National Repository Strategies: Some Higher and Further Education Examples
An overview of the differences and similarities in the strategies chosen by three repositories: JORUM (UK, 600 institutions; higher and further education), COLEG (Scotland, 40 institutions; further education) and NDLR (Ireland, 21 institutions; higher and further education). These repositories present three different types of motivations for building a repository: distribution of content; preservation of content; building a community of practice.

Charles Duncan, Intrallect

 

 
Education, content and Encyclopaedia Britannica
The current status and future plans of Britannica’s work in the school market. With a 240 year history and tradition of content creation and moving through first digitalization and up to today where much emphasis is on providing access to content the way users want it – easy, flexible and trough a number of different access routes and devices (web, LMS, portals, push technology, mobile access, eBooks, interactive whiteboards.

Adam Bates, Encyclopaedia Britannica

 

 
Group sessions and synthesis

 

 
During the group sessions participants further analysed and elaborated these areas. From the diverse nature of different settings and contexts for establishing educational repositories it is hard, if not impossible, to do a simple and rigorous presentation of best practise.

 

 
In order to present the best possible advice to existing and coming repository owners, the coming thematic synthesis report on repository strategies will thus try to describe common obstacles and barriers, and provide examples of how they have been successfully dealt with within specific contexts.

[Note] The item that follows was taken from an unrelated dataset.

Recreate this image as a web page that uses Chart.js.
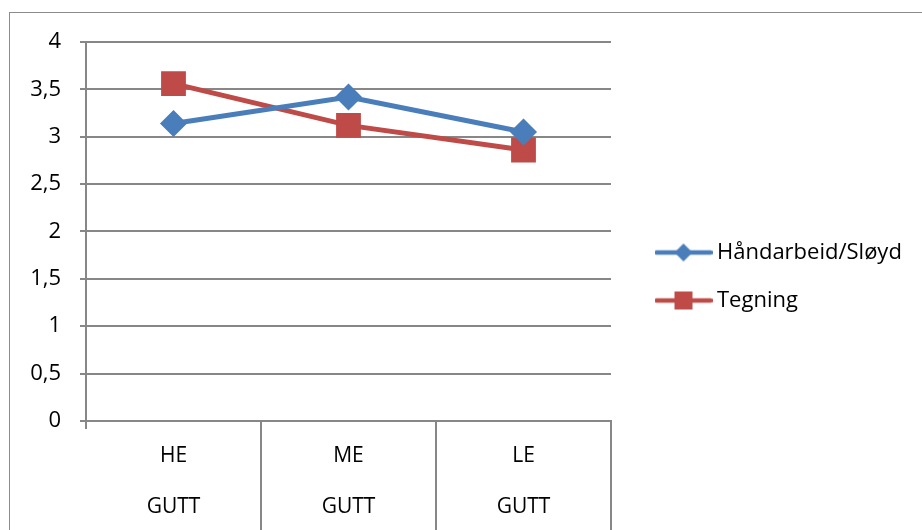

Emphasis will thus be on case descriptions combined with comparable data across countries/repositories.

 

 
In addition, existing reports and advice to repository owners on the same issues will be collected (a few examples emerged during the workshop) in order to provide as comprehensive a view on potential strategies as possible.

 

 
Group sessions also included the elaboration of the state of the art contributions and the preparation of how to deal with templates of agreements relevant to repository owners.